The main selling point of “Ready Player One” has been the plethora of pop-culture icons from anime, TV, video games and movies that are woven throughout the movie; there will no doubt be a fascinating Blu-ray extra in which “Pop-Up Video” bubbles appear throughout to point out all these hidden nuggets, but the camerawork is so hyperactive and the Oasis scenes are so often muddy that most of these details were lost.

Part of why we’re supposed to hiss Sorrento is his inability to tell “Ferris Bueller’s Day Off” from “Fast Times at Ridgemont High” (while, presumably, we notice that both “Watts” and “Samantha” are characters from “Some Kind of Wonderful” and “Sixteen Candles,” respectively). But “Ready Player One” doesn’t do much with its trove of references beyond baking a Memberberry Pie. It certainly doesn’t earn the right to have its characters blunder through a Stanley Kubrick movie at one point, although if that segment plays for you, so will the rest of the film.

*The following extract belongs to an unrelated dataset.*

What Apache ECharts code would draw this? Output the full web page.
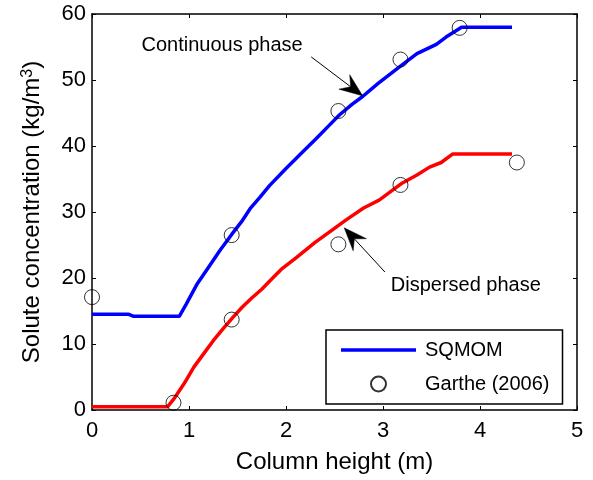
<!DOCTYPE html>
<html><head><meta charset="utf-8">
<script src="https://cdn.jsdelivr.net/npm/echarts@6/dist/echarts.min.js"></script>
<style>html,body{margin:0;padding:0;background:#fff}#c{width:593px;height:480px}</style>
</head><body><div id="c"></div>
<script>
// SQMOM – continuous phase (blue)
const contX = [0, 0.38, 0.43, 0.9, 0.97, 1.08, 1.2, 1.32, 1.44, 1.55, 1.63, 1.73, 1.83, 2.0, 2.15, 2.31, 2.45, 2.55, 2.68, 2.79, 2.95, 3.17, 3.35, 3.55, 3.65, 3.81, 4.33];
const contY = [14.5, 14.5, 14.2, 14.2, 16, 19, 21.6, 24.2, 26.6, 28.7, 30.5, 32.2, 34, 36.6, 38.8, 41.1, 43.2, 44.7, 46.3, 47.5, 49.5, 52, 54, 55.4, 56.5, 58, 58];
// SQMOM – dispersed phase (red)
const dispX = [0, 0.78, 0.84, 0.95, 1.05, 1.15, 1.25, 1.35, 1.45, 1.55, 1.65, 1.75, 1.85, 1.95, 2.1, 2.3, 2.45, 2.62, 2.8, 2.96, 3.2, 3.35, 3.48, 3.6, 3.72, 4.33];
const dispY = [0.5, 0.5, 1.6, 4, 6.5, 8.5, 10.5, 12.3, 14, 15.6, 17, 18.3, 19.8, 21.3, 23, 25.4, 27, 28.8, 30.6, 31.8, 34.4, 35.6, 36.8, 37.5, 38.8, 38.8];
// Garthe (2006) experimental points
const expX = [0, 0.84, 1.44, 1.44, 2.54, 2.54, 3.18, 3.18, 3.79, 4.38];
const expY = [17.1, 1.1, 26.5, 13.7, 45.3, 25.1, 53.1, 34.1, 57.9, 37.5];
// axes
const xTicks = [0, 1, 2, 3, 4, 5];
const yTicks = [0, 10, 20, 30, 40, 50, 60];
// annotations [x, y] in data units
const contLabel = 'Continuous phase', contLabelPos = [0.51, 55.3], contTail = [2.26, 53.5], contTip = [2.79, 47.6];
const dispLabel = 'Dispersed phase', dispLabelPos = [3.08, 18.9], dispTail = [3.02, 20.9], dispTip = [2.60, 27.6];

const FONT = "'Liberation Sans', Arial, sans-serif";
const zip = (a, b) => a.map((v, i) => [v, b[i]]);

const chart = echarts.init(document.getElementById('c'), null, {renderer: 'canvas'});

function xAx(pos, show) {
  return {
    type: 'value', position: pos, min: xTicks[0], max: xTicks[xTicks.length - 1], interval: 1,
    axisLine: {show: true, onZero: false, lineStyle: {color: '#000', width: 1.5}},
    axisTick: {show: true, inside: true, length: 4, lineStyle: {color: '#000'}},
    axisLabel: {show: show, color: '#000', fontSize: 22, fontFamily: FONT, margin: 10},
    splitLine: {show: false},
    name: show ? 'Column height (m)' : '', nameLocation: 'middle', nameGap: 40,
    nameTextStyle: {color: '#000', fontSize: 24, fontFamily: FONT}
  };
}
function yAx(pos, show) {
  return {
    type: 'value', position: pos, min: yTicks[0], max: yTicks[yTicks.length - 1], interval: 10,
    axisLine: {show: true, onZero: false, lineStyle: {color: '#000', width: 1.5}},
    axisTick: {show: true, inside: true, length: 4, lineStyle: {color: '#000'}},
    axisLabel: {show: show, color: '#000', fontSize: 22, fontFamily: FONT, margin: 6},
    splitLine: {show: false},
    name: show ? '{a|Solute concentration (kg/m}{s|3}{a|)}' : '', nameLocation: 'middle', nameGap: 48,
    nameTextStyle: {color: '#000', fontSize: 24, fontFamily: FONT, rich: {
      a: {fontSize: 24, fontFamily: FONT, color: '#000'},
      s: {fontSize: 16, fontFamily: FONT, color: '#000', verticalAlign: 'top'}
    }}
  };
}

chart.setOption({
  animation: false,
  backgroundColor: '#fff',
  grid: {left: 92, right: 16, top: 14, bottom: 70, containLabel: false},
  xAxis: [xAx('bottom', true), xAx('top', false)],
  yAxis: [yAx('left', true), yAx('right', false)],
  legend: {
    orient: 'vertical', left: 326, top: 330,
    padding: [10, 13, 10, 15], itemWidth: 75, itemHeight: 15, itemGap: 14,
    borderColor: '#000', borderWidth: 1.5, backgroundColor: '#fff',
    textStyle: {color: '#000', fontSize: 20, fontFamily: FONT, padding: [0, 0, 0, 4]},
    data: [
      {name: 'SQMOM', icon: 'path://M0,0 L75,0 L75,3.5 L0,3.5 Z', itemStyle: {color: '#0000ff', borderWidth: 0}},
      {name: 'Garthe (2006)'}
    ]
  },
  series: [
    {name: 'SQMOM', type: 'line', data: zip(contX, contY), symbol: 'none', lineStyle: {color: '#0000ff', width: 3.5}, itemStyle: {color: '#0000ff'}, z: 2},
    {name: 'SQMOM red', type: 'line', data: zip(dispX, dispY), symbol: 'none', lineStyle: {color: '#ff0000', width: 3.5}, itemStyle: {color: '#ff0000'}, z: 2},
    {name: 'Garthe (2006)', type: 'scatter', data: zip(expX, expY), symbol: 'circle', symbolSize: 15,
     itemStyle: {color: 'rgba(0,0,0,0)', borderColor: '#000', borderWidth: 1}, z: 3}
  ]
});

function arrow(tail, tip) {
  const a = chart.convertToPixel({xAxisIndex: 0, yAxisIndex: 0}, tail);
  const b = chart.convertToPixel({xAxisIndex: 0, yAxisIndex: 0}, tip);
  const dx = b[0] - a[0], dy = b[1] - a[1], L = Math.hypot(dx, dy);
  const ux = dx / L, uy = dy / L, nx = -uy, ny = ux;
  const hl = 23, hw = 9, notch = 15;
  const w1 = [b[0] - hl * ux + hw * nx, b[1] - hl * uy + hw * ny];
  const w2 = [b[0] - hl * ux - hw * nx, b[1] - hl * uy - hw * ny];
  const nc = [b[0] - notch * ux, b[1] - notch * uy];
  return [
    {type: 'line', shape: {x1: a[0], y1: a[1], x2: nc[0], y2: nc[1]}, style: {stroke: '#000', lineWidth: 1}, z: 10},
    {type: 'polygon', shape: {points: [b, w1, nc, w2]}, style: {fill: '#000', stroke: '#000', lineWidth: 0.5}, z: 10}
  ];
}
function label(txt, pos) {
  const p = chart.convertToPixel({xAxisIndex: 0, yAxisIndex: 0}, pos);
  return {type: 'text', x: p[0], y: p[1], style: {text: txt, fill: '#000', fontSize: 20, fontFamily: FONT, verticalAlign: 'middle', align: 'left'}, z: 10};
}
chart.setOption({
  graphic: [].concat(arrow(contTail, contTip), arrow(dispTail, dispTip), [label(contLabel, contLabelPos), label(dispLabel, dispLabelPos)])
});
</script></body></html>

And as someone who was an architect of so much 1980s pop culture (as both a director and producer), maybe Spielberg wasn’t the right fit to examine these obsessions from a fanboy perspective. (Z. drives around in the DeLorean from the Spielberg-produced “Back to the Future,” for example, and at one point he purchases a “Zemeckis Cube” that allows him to reverse time.) It’s like when a “Saturday Night Live” cast member does a devastating impersonation of a celebrity, and then the real-life celebrity shows up to stand next to the impersonator, effectively killing the joke for all time.

Spielberg is too much of a craftsman not to create at least a little delight, and “Ready Player One” comes alive every so often, whether it’s a band of player-less instruments heralding the finding of Halliday’s first key or the chemistry between Sheridan and Cooke in those rare moments that they’re interacting as flesh and blood rather than ones and zeroes.

But overall, the movie left me feeling bombarded with images, bored by the lack of an interesting story, and irritated with my own cultural past. I’ve never been much of a video-game player, but by the finale, I was ready to “Leeroy Jenkins!” my way out of the theater.